Amid a spate of downtown development and ambitious plans, city leaders have turned their gazes to BoDo and the Central Addition—what they call the LIV District—only to find a veritable island between the Boise Greenbelt and downtown. Now, a conversation is springing up between an alphabet soup of local, state and federal planners about how to make the up-and-coming area more accessible.

"Our hope was, there are things we could do with the corridor that better suit the land uses that have cropped up around it," said Daren Fluke, the comprehensive planning manager for the City of Boise.

Fluke and Capital City Development Corporation project manager Matt Edmond delivered a presentation to stakeholders in the Boise City Council Chambers on June 28, discussing a few options that might connect people to the homes and businesses between Front and Myrtle streets. In the room were an engineer from the Idaho Transportation Department, which has jurisdiction over the busy streets; representatives from affected businesses and other planners.

Front and Myrtle streets compose a section of Highway 26, which itself is part of a highway that runs from Nebraska to the Pacific Coast. They're two of the busiest streets in the state, and their presence has been felt politically, economically and culturally in the City of Trees. Fluke said though their peak rush-hour traffic can be intense, for most of the day, there is excess capacity on stretches of both roads, affording an opportunity.

"We've got a whole roadway that's just serving part of the day," he said.

In recent years, the Central Addition and BoDo areas have grown up rather than out, with 600 new hotel rooms, 900 Simplot employees in the JUMP complex, 200 residents living in the Fowler and 1,000 additional parking spaces. Bringing those neighborhoods into closer union with the rest of downtown may be an important element in securing their safety and economic health.
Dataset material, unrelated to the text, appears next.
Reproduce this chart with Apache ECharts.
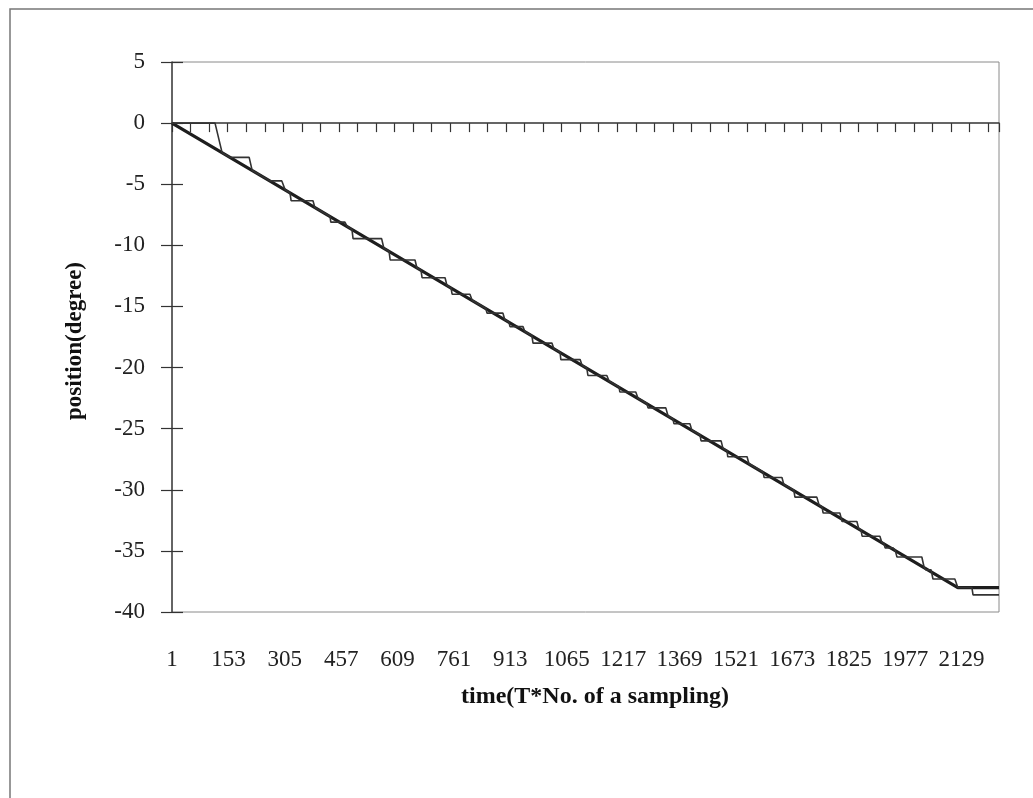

The items on the menu, the event organizers stressed, were tailored to have a mitigated impact on the streets' core purpose of moving cars in and out of downtown, while maximizing the safety and accessibility of non-car road users like pedestrians and cyclists. The purpose of the meeting was to gauge the "appetite for change along the corridor," Fluke said. This included re-timing traffic signals, increasing the number of signalized pedestrian crossings and "right-sizing" roadways—repurposing lanes of traffic in some stretches for wider sidewalks and landscaping.

Additional studies and planning with ITD are needed before any or all of those projects are undertaken, but some light touches have already been installed, like extended sidewalks on 20 street corners, conduits and close driveway cuts. Edmonds and Fluke said they won't recommend adding bike lanes to the streets, or above- or below-ground pedestrian crossings.